III- Ocorre inversão sintática, em que o sujeito aparece posposto ao verbo: a tanta perfeição não chegaram os engodos do cigano”.

IV- Ocorre, no final do parágrafo, uma oração justaposta que mantém um vínculo semântico de adversidade, de modo que o conectivo adequado ao contexto seria: “Porém, Seu Júlio foi em cana.”


É CORRETO o que se afirma apenas em:

Alternativas
Comentários
  • I- Ocorre o uso de expressões giriáticas, a exemplo de “Seu Júlio entrou bem”; “Seu Júlio foi em cana”; mendigo que podia se pirou” (fugiu).

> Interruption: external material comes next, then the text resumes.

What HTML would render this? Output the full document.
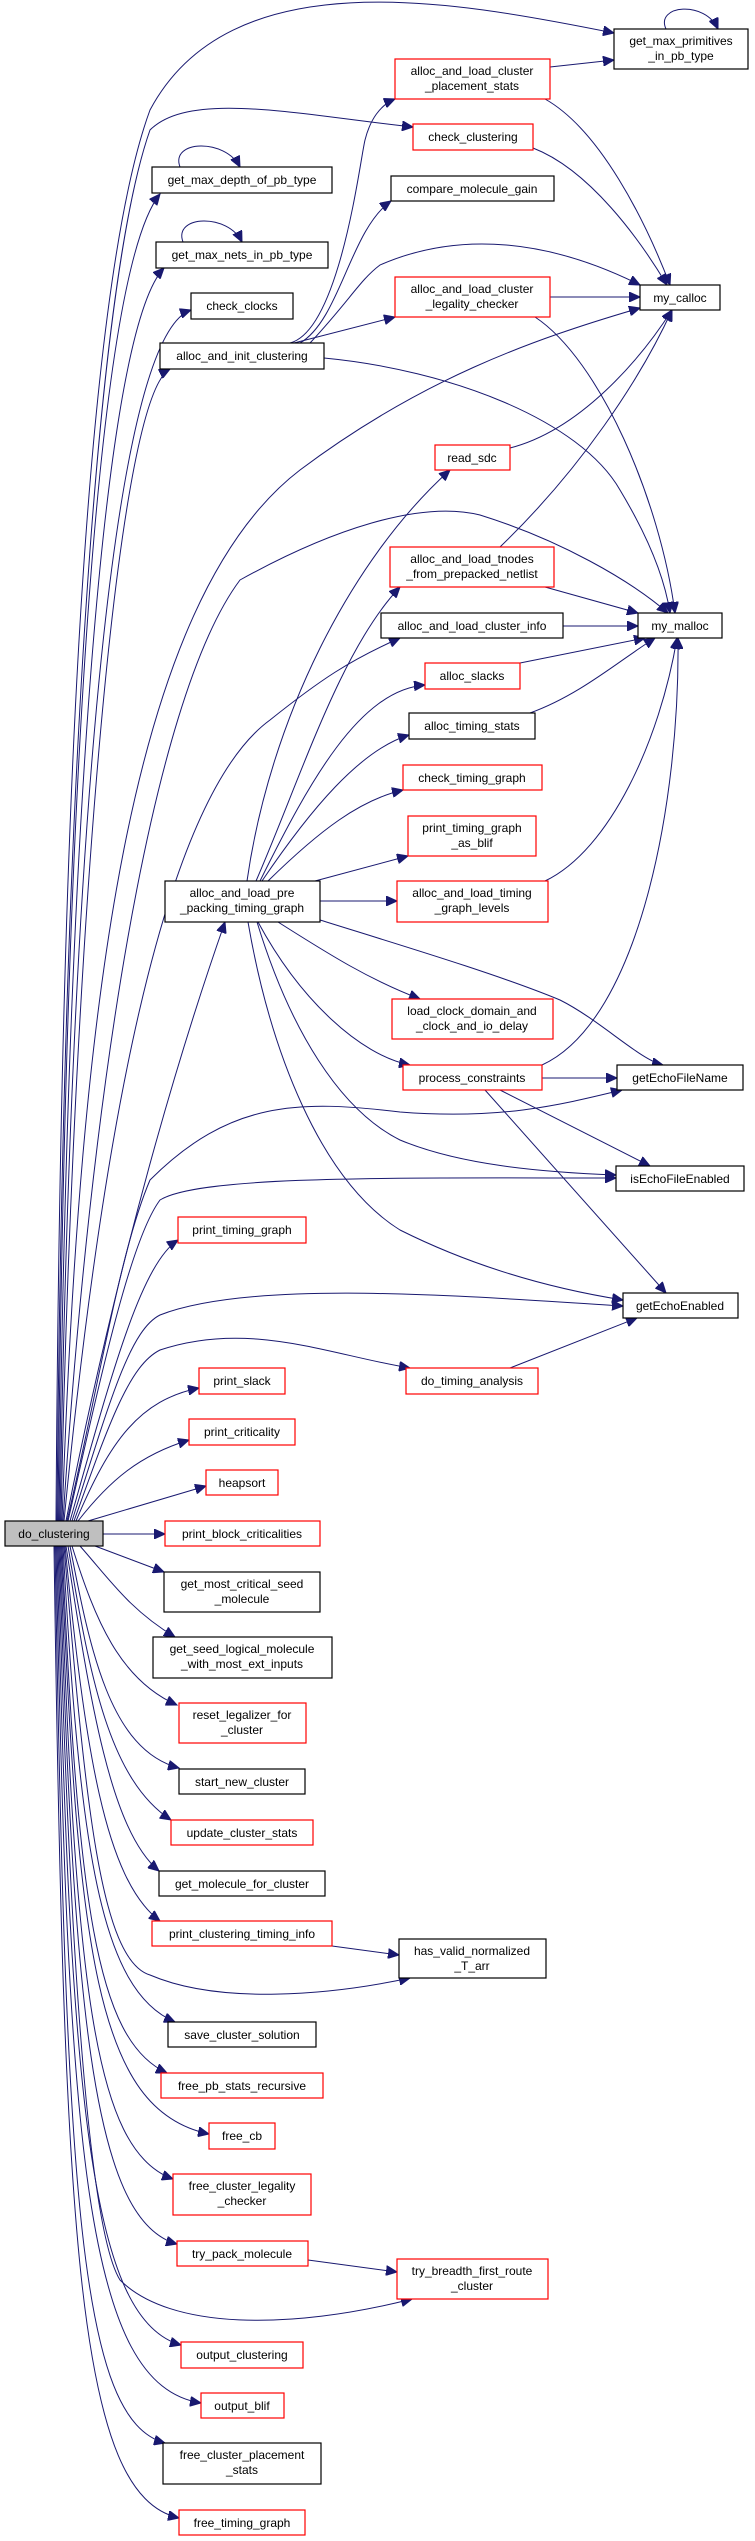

    Correto. Essas frases em destaque acenam para uma informalidade comum à língua falada. A propósito, certos autores de certos movimentos literários, intencionalmente, visavam à aproximação entre fala e escrita;

    II- Ocorre o uso do QUE (coloquial), empregado com valor de explicação, equivalente a POIS: “pois a tanta perfeição não chegaram os engodos do cigano”.

    Correto. Leia-se o fragmento original: "(...) mas seu Júlio não pôde correr de calça larga e perna de p.au, pois a tanta perfeição não chegaram os engodos do cigano. Seu Júlio foi em cana”. A partícula "que", elemento muito portentoso na língua portuguesa, pode desempenhar uma variedade de funções e uma delas é substituir certas palavras. Exemplo disso é quando ocorre, também informalmente, a troca da preposição "de" pela partícula "que" em cenários mais coloquiais: "Tenho que (de) comprar uma boa gramática". Embora esse tipo de oração contrarie os princípios da norma culta, vem ganhando largo uso;

    III- Ocorre inversão sintática, em que o sujeito aparece posposto ao verbo: a tanta perfeição não chegaram os engodos do cigano”.

    Correto. Em ordem canônica (ou direta), tem-se sujeito e predicado e não o oposto. Ordenando os termos: "Os engodos do cigano não chegaram a tanta perfeição";

    IV- Ocorre, no final do parágrafo, uma oração justaposta que mantém um vínculo semântico de adversidade, de modo que o conectivo adequado ao contexto seria: “Porém, Seu Júlio foi em cana.”

    Incorreto. A bem da verdade, além de não encerrar sentido adversativo, não há oração justaposta: ela é absoluta e compõe um período simples.

    Letra A

  • Gabarito na alternativa A

    Solicita-se julgamento das assertivas:

    I) Ocorre o uso de expressões giriáticas, a exemplo de “Seu Júlio entrou bem”; “Seu Júlio foi em cana”; "mendigo que podia se pirou” (fugiu).

    Correta. As expressões destacadas, "entrar bem", "ir em cana", "pirar-se", são típicas construções populares conhecidas como gírias, expressões cujo significado é atribuído de forma popular e diversa da convencional.

    II) Ocorre o uso do QUE (coloquial), empregado com valor de explicação, equivalente a POIS: “pois a tanta perfeição não chegaram os engodos do cigano”.

    Correta. Da leitura atenta da passagem, "que a tanta perfeição não chegaram os engodos do cigano", percebe-se o valor causal/explicativo embutido no uso do termo "que". Tal valor é reiterado quando da substituição por elemento coesivo puramente causal/explicativo, conforme se observa no enunciado.

    É uso informal do termo, adequado ao contexto em tela.

    III) Ocorre inversão sintática, em que o sujeito aparece posposto ao verbo: "a tanta perfeição não chegaram os engodos do cigano”.

    Correta. O sujeito da estrutura destacada é a construção "os engodos do cigano", posposta ao seu predicado "não chegaram a tanta perfeição".

    IV) Ocorre, no final do parágrafo, uma oração justaposta que mantém um vínculo semântico de adversidade, de modo que o conectivo adequado ao contexto seria: “Porém, Seu Júlio foi em cana.”

    Incorreta. A oração encontrada ao final da passagem pode ser considerada sintaticamente independente da estrutura maior, com ela guardando apenas relação semântica, mas é incorreto afirmar que esta relação aponta para um sentido adversativo.

    A estrutura que finaliza o trecho estabelece com as orações que a antecedem uma relação de conclusão, conforme pode ser extraído da passagem:

    "(...) mas seu Júlio não pôde correr (...), seu Júlio foi, então, em cana”.